Tonight I was working on a paper and watching the movie The Holiday and it made me start thinking about some of the quotes from the movie...
"Journeys end when lovers meet.
For some love fades, for others love is simply lost, but then of course love can also be found, even if just for the night. And then there is another kind of love, the one that almost kills its victims, unrequited love."
"Being in love with a man who will not love me back"…
Why are you so great?.. a question often posed in movies and even in life. Posed to the woman from the man, yet the woman never ends up with the man. She is so great yet never great enough for the man. Now true, that most of the times the man does not deserve the woman because he is a loser or db, but even sometimes I have heard that, "you are wife material". Also this is the same, what does that even mean. Is it possible to be wife material but not girlfriend material. Sometimes I even get the comment, you're such a mom. I think it is possible to care for someone so much that it may resemble the way a mother cares for her children. I don't have to be a mom to love others, to bake and cook, and to care for others so much that often times you forget to care for yourself.
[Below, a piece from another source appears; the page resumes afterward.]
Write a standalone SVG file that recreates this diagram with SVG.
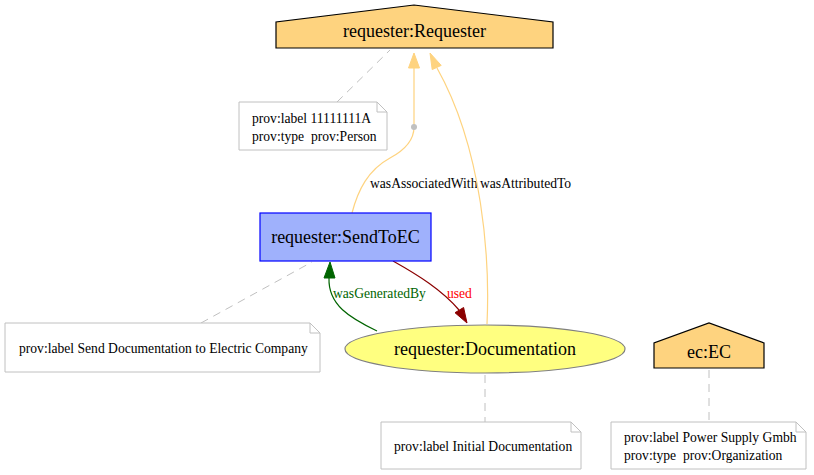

Back to the stuff about love: "the one that almost kills its victims, unrequited love", "being in love with a man who will not love me back". Umm… this describes me almost to a T from a past relationship. To be committed to someone yet they can never fully make the commitment back, so you're left there hanging alone as you have poured out your heart as you wait there for something in return yet it never comes. I've moved on past this for quite some time now, but thinking back I don't know if I would have changed anything because I learned so much about myself and so much what I want and about God through this confusing and complicated relationship. Man, was I a victim for sometime, but now I can look back at it and see how far I have come and what I have learned since that night I decided to let go and let God take care of it all. It was one of the best decisions that I have ever made and yet we still remain friends. I wonder if he ever knew how deeply I truly felt. I must say it'll be a little awkward when we see each other soon and I give him his Christmas gift, which I bought months and months ago before it all ended and I changed and my life was changed when I traveled to a new place. Who knew it would take 3,000 miles to realize all of this, yet it was the best experience of my life and I learned and grew so much.